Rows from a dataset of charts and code
# # # #

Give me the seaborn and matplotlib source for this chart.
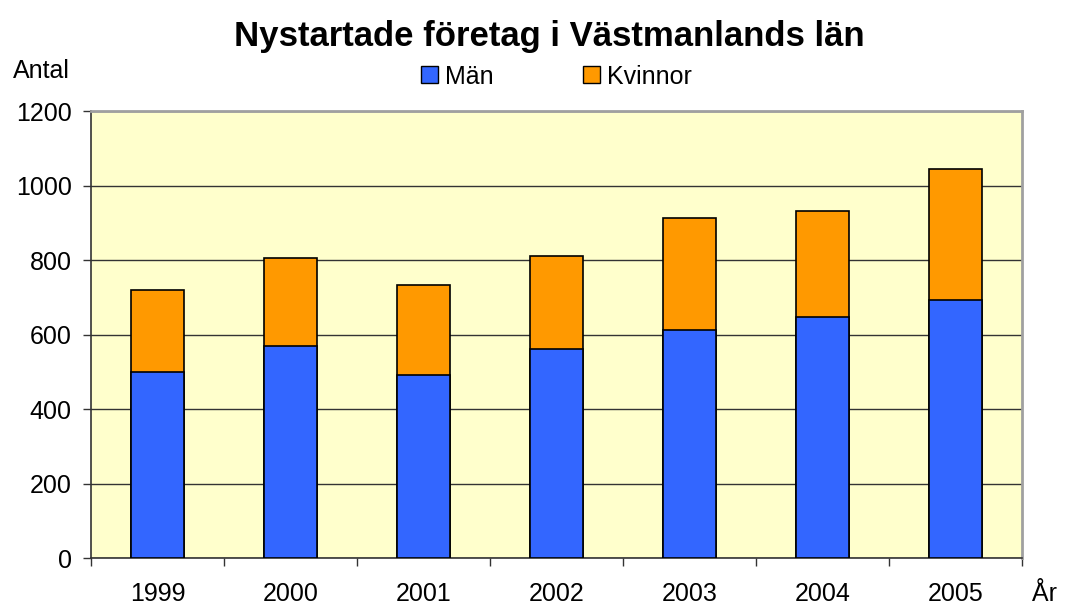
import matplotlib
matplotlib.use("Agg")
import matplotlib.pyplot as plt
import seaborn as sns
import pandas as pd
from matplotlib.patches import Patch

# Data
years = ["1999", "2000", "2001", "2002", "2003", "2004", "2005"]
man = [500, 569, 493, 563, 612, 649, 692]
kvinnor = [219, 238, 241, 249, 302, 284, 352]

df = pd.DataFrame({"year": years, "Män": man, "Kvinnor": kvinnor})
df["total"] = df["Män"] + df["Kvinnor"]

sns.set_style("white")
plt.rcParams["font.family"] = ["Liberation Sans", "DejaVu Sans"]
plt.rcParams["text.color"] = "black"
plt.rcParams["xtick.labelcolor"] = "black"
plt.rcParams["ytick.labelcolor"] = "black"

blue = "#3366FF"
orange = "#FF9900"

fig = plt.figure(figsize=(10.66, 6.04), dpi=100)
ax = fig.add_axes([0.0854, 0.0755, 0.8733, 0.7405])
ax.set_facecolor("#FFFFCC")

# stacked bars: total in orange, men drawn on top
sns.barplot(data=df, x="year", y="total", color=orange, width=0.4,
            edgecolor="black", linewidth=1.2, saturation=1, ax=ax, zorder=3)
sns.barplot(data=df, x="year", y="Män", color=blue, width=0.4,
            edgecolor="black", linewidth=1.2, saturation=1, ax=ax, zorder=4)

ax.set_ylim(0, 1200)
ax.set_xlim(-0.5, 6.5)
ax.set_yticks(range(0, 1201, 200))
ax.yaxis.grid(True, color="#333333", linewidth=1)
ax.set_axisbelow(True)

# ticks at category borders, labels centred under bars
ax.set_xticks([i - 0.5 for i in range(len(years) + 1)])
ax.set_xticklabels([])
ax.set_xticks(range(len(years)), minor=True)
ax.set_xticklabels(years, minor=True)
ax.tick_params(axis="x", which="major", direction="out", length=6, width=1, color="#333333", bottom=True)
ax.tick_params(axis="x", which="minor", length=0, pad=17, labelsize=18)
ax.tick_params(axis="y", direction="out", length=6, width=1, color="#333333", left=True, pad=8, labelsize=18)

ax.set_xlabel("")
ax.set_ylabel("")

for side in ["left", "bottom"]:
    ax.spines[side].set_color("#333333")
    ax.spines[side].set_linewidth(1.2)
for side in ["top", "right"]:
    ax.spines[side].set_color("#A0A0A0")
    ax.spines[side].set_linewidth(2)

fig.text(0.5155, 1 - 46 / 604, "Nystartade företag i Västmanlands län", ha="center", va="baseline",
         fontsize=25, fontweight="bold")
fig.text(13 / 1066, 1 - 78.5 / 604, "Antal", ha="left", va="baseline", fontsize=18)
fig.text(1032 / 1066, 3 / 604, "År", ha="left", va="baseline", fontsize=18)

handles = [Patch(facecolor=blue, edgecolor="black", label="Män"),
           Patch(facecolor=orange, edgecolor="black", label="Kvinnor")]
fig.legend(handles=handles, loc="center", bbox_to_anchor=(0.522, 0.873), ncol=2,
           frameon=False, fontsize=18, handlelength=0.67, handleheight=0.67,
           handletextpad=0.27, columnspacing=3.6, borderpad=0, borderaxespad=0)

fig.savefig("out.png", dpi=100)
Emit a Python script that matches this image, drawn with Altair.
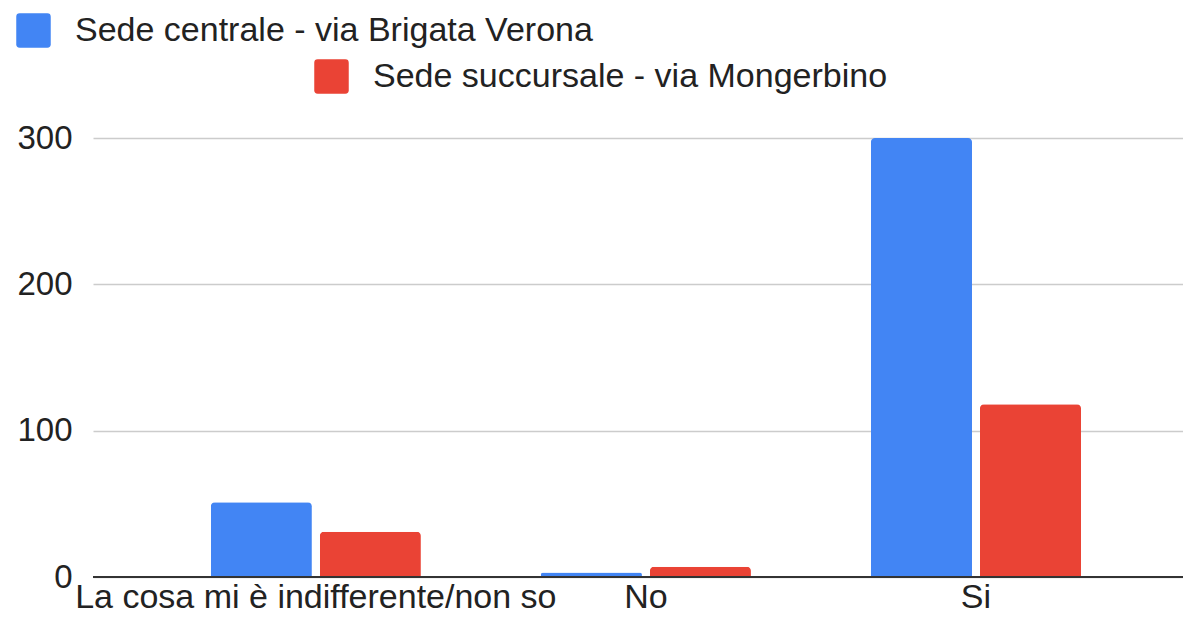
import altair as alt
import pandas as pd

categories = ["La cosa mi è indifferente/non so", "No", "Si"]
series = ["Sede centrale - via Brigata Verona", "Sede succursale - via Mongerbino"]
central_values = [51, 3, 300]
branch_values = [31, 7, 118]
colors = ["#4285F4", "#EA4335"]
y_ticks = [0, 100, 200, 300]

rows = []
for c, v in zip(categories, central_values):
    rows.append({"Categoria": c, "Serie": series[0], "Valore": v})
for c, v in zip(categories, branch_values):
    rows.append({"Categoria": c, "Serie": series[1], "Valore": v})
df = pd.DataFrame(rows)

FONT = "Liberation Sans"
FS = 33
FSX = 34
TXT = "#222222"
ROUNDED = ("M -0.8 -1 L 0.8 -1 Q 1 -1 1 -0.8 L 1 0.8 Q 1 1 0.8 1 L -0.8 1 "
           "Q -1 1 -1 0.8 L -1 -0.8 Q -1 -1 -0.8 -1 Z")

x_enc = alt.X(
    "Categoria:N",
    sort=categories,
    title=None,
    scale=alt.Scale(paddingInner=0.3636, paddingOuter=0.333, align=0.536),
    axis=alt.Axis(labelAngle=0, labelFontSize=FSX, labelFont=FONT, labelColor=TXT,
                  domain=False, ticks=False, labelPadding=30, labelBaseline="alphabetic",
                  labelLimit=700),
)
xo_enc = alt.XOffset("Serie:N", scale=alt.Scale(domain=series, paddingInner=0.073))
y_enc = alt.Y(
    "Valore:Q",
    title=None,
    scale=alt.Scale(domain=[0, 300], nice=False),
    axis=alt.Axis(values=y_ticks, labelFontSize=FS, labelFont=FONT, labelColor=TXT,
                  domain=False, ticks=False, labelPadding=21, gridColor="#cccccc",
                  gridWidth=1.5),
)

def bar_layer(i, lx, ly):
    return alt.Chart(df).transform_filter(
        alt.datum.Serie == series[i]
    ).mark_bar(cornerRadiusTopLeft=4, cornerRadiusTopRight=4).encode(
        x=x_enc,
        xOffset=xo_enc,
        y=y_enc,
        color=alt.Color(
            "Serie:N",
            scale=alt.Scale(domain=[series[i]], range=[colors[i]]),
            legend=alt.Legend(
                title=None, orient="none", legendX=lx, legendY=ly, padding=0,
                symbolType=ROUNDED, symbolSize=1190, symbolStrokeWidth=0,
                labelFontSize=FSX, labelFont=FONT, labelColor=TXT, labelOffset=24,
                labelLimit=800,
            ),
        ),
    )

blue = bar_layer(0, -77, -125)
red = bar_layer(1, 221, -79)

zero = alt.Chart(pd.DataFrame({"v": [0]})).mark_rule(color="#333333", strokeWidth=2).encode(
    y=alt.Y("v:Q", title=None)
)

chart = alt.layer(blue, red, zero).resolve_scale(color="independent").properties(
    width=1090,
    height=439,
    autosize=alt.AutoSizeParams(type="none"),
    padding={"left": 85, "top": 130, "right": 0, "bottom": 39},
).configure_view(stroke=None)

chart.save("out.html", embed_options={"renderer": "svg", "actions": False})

# # # #

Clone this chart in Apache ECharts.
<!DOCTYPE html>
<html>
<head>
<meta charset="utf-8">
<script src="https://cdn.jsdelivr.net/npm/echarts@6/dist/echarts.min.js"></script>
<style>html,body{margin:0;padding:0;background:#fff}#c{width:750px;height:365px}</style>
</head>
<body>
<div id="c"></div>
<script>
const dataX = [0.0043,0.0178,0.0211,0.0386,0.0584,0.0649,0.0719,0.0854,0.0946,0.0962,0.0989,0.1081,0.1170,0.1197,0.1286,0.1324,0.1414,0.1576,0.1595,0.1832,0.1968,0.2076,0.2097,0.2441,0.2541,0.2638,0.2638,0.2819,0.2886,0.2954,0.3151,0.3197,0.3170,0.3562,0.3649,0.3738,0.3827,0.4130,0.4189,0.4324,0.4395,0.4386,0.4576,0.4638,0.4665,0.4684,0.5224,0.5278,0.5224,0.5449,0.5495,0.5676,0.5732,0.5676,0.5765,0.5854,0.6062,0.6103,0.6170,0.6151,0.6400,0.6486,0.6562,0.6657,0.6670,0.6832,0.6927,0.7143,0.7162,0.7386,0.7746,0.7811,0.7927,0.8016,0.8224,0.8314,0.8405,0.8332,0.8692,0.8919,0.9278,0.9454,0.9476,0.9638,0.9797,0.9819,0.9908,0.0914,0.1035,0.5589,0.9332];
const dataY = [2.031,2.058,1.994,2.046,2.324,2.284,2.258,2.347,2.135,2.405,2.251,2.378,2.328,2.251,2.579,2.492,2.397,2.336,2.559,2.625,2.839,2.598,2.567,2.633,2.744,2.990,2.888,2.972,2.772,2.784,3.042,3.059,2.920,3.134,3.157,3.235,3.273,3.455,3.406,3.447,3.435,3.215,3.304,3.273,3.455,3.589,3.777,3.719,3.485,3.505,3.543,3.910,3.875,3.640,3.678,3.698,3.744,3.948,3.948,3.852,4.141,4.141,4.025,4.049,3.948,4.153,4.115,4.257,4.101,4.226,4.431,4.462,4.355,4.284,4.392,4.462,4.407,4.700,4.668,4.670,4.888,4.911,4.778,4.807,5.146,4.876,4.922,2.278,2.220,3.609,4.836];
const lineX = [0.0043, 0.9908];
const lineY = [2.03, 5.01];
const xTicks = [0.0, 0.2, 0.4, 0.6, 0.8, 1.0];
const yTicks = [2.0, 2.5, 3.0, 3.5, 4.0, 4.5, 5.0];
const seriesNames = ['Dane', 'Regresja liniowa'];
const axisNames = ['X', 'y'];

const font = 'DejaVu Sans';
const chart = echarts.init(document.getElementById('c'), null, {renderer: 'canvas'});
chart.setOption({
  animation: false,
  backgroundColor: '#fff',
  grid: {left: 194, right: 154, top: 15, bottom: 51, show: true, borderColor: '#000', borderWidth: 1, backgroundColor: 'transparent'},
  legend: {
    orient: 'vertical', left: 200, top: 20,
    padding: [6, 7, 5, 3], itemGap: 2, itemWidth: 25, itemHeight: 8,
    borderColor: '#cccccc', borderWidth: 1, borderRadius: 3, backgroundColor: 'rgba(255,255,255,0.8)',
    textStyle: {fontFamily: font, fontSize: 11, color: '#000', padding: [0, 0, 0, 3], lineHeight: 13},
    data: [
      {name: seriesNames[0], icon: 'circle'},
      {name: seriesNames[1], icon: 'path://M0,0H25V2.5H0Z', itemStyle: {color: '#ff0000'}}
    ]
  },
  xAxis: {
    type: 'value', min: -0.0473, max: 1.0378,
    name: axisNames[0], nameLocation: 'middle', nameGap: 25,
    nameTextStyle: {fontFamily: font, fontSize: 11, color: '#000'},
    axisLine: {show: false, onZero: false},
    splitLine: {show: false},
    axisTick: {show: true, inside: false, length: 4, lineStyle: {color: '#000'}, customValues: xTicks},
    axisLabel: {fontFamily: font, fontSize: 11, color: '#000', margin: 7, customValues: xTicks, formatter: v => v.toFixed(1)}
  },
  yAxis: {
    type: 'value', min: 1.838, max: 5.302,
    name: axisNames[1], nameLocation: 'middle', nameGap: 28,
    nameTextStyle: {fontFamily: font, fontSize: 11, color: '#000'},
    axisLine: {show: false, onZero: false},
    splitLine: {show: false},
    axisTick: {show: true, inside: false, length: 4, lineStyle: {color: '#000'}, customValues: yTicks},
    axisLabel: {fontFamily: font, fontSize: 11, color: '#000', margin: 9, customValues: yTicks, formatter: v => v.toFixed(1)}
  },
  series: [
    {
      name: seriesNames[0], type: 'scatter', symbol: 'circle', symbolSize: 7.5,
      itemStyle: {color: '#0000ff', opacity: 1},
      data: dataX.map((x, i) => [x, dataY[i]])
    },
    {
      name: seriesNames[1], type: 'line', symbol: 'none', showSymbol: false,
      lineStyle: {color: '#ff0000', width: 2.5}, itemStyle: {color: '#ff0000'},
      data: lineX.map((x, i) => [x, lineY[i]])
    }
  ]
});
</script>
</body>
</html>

# # # #

PROBLEM STATEMENT - Word for word, repeat the lines above from the one with "Emit a Python" through the one with "-1 1 -1 0.8", and nothing beyond them. Omit the pictures.

REPLY -
Emit a Python script that matches this image, drawn with Altair.
import altair as alt
import pandas as pd

categories = ["La cosa mi è indifferente/non so", "No", "Si"]
series = ["Sede centrale - via Brigata Verona", "Sede succursale - via Mongerbino"]
central_values = [51, 3, 300]
branch_values = [31, 7, 118]
colors = ["#4285F4", "#EA4335"]
y_ticks = [0, 100, 200, 300]

rows = []
for c, v in zip(categories, central_values):
    rows.append({"Categoria": c, "Serie": series[0], "Valore": v})
for c, v in zip(categories, branch_values):
    rows.append({"Categoria": c, "Serie": series[1], "Valore": v})
df = pd.DataFrame(rows)

FONT = "Liberation Sans"
FS = 33
FSX = 34
TXT = "#222222"
ROUNDED = ("M -0.8 -1 L 0.8 -1 Q 1 -1 1 -0.8 L 1 0.8 Q 1 1 0.8 1 L -0.8 1 "
           "Q -1 1 -1 0.8 L -1 -0.8 Q -1 -1 -0.8 -1 Z")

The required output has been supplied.